Speed Reads

changes

Kazakhstan has a new president for the 1st time in its 28-year history

Kassym-Jomart Tokayev was sworn in Wednesday as Kazakhstan's interim president after longtime ruler Nursultan Nazarbayev's surprise resignation on Tuesday. Nazarbayev, 78, has led Kazakhstan since 1989, two years before it became an independent nation after the breakup of the Soviet Union. Tokayev, a 65-year-old former diplomat who was previously the speaker of the Kazakh Senate, will serve out the rest of Nazarbayev's term until 2020.

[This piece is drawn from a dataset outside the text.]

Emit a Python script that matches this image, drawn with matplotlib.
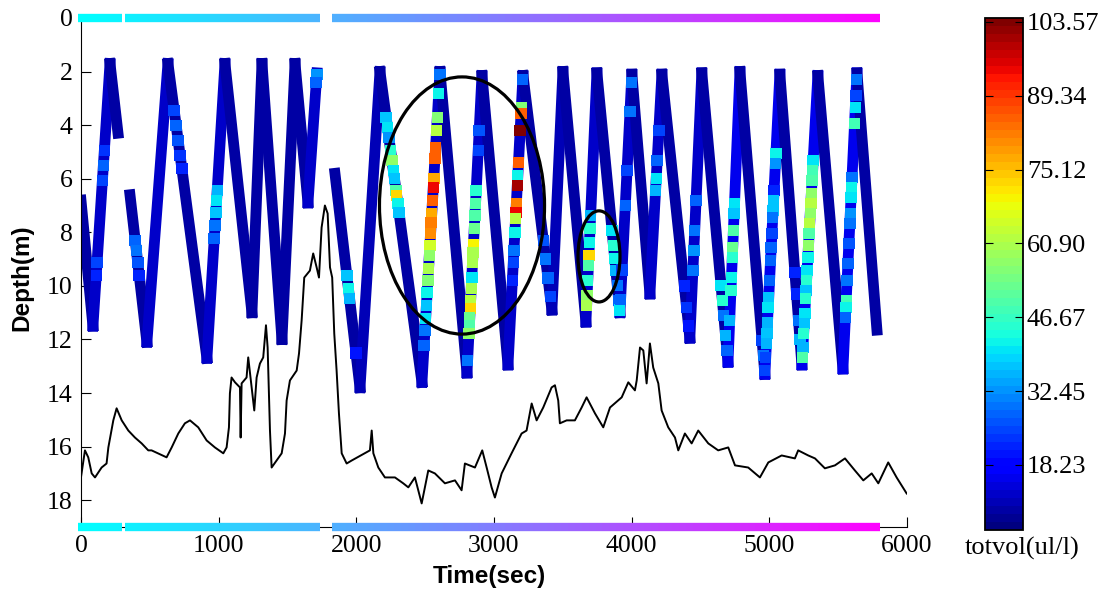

After being sworn in, Tokayev immediately proposed changing the name of the capital, Astana, to Nursultan in honor of Nazarbayev, and he appointed Nazarbayev's oldest daughter, Dariga, as Senate speaker, putting her first in line for the presidency. It is unclear if either Tokayev or Dariga Nazarbayeva will run for president in the next election, but there has been speculation for years that Nazarbayev was grooming his daughter to take his place.

The younger "Nazarbayeva, a 55-year-old mother of three, has in the past led Kazakhstan's main television station and served as a deputy prime minister, while also devoting time to her passion for opera — which she has performed publicly," Reuters notes.

Her father, meanwhile, isn't giving up power. Last year, with assent from Parliament and the constitutional court, Nazarbayev became leader-for-life of the powerful Security Council, and he will also remain head of the ruling party. "Nazarbayev is not stepping down; he is stepping up," said Dmitri Trenin, director of the Carnegie Center in Moscow.

Nazarbayev "has been widely praised for maintaining stability and ethnic peace in Kazakhstan, a large, oil-rich nation south of Russia and west of China," The Associated Press reports. "Even though he has faced criticism for marginalizing the political opposition and creating what is effectively a one-party state, the political regime that Nazarbayev has built is more liberal than those in the de-facto dictatorships in the neighboring Central Asian countries."